Born in 1928 and educated at Stowe, Philip enlisted at Winchester in 1945 just at the end of the war, and after Mons and Bovington and was commissioned in July 1947 into the 8th King’s Royal Irish Hussars.
He spent the rest of his National Service with the Regiment in Lingen in Germany and then in Oadby in Leicester.
On demobilisation in 1948, he set out on a career in farming. He started as a pupil on a farm in Warwickshire for two years, but this was interrupted in 1950 when he was recalled as a Reservist at the outbreak of the Korean War.
Philip could have escaped further military service because he was due to go to the Royal Agricultural College, but instead sailed with the Regiment in 1950, serving with distinction as a troop leader in ‘A’ Squadron led by Pat de Clermont. He did not tolerate pomposity and was a merciless leg puller.
One vignette survives from Korea; on joining the Regiment at that time officers had to sign a blank cheque for their Mess bills in case they were killed in action. One morning Philip greeted troop leaders returning to ‘A’ Squadron’s leaguer after a noisy and obviously pretty violent night battle with: ‘Oh dear! We didn’t think we would ever see you again, so we put all our drinks on your bills last night before we put your cheques in.’

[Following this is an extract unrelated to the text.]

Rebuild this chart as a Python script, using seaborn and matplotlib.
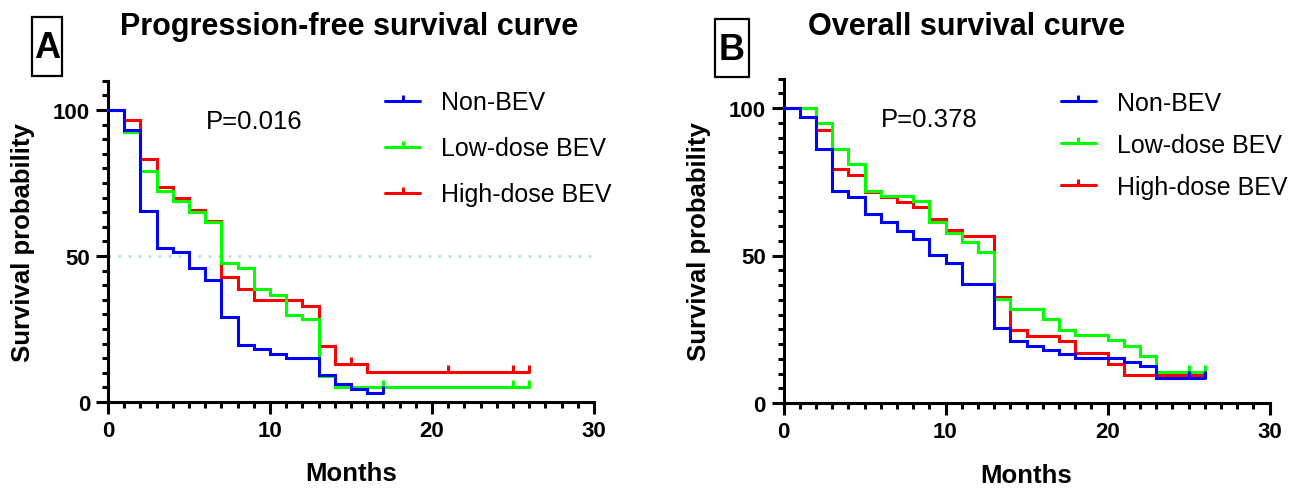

After the Korean War, the officers who had been attached to the 8th Hussars started a dining club known as the Society for the Protection of Attached Officers. Being a cheerful and popular officer Philip was one of the honoured few 8th Hussars who were invited to become permanent members of the SPAO (although other 8th Hussars were invited to dine from time to time). He remained a member until he died.
After demobilisation in 1951, he studied at the Royal Agricultural College, Cirencester, where he met and later married Sarah, the sister of a brother officer – Simon Gilbey. They struggled with a hill farm in Derbyshire for five years and then moved to Gloucestershire, where they lived for the rest of his life.
Philip then embarked on a varied career in engineering, invention and boats. Among other things, Philip invented the machine that painted the bars on greenhouses, the Bagshawe hoist which could lift a recumbent cow, and the Bagshawe gimble for holding a gin and tonic steady on a sailing boat (sailing friends voted this to be one of the great boons to life afloat in the 20th century).
Later on, four boats that Philip and Sarah hired out on the Thames replaced the engineering businesses. He also ran a yacht-charter and sail-training business from Poole Harbour, and somehow found time for voluntary work with his Local Health Trust.
At the age of 47, Philip suffered a massive heart attack that put an end to lifting boats in and out of the water, so he changed direction yet again and started dealing in and restoring old motor bicycles and motorcars.
Sadly, however, the last years of his life were plagued by severe illness that restricted his engineering to the manufacture of small-scale mechanical models.
He died in June 2005 after a long illness.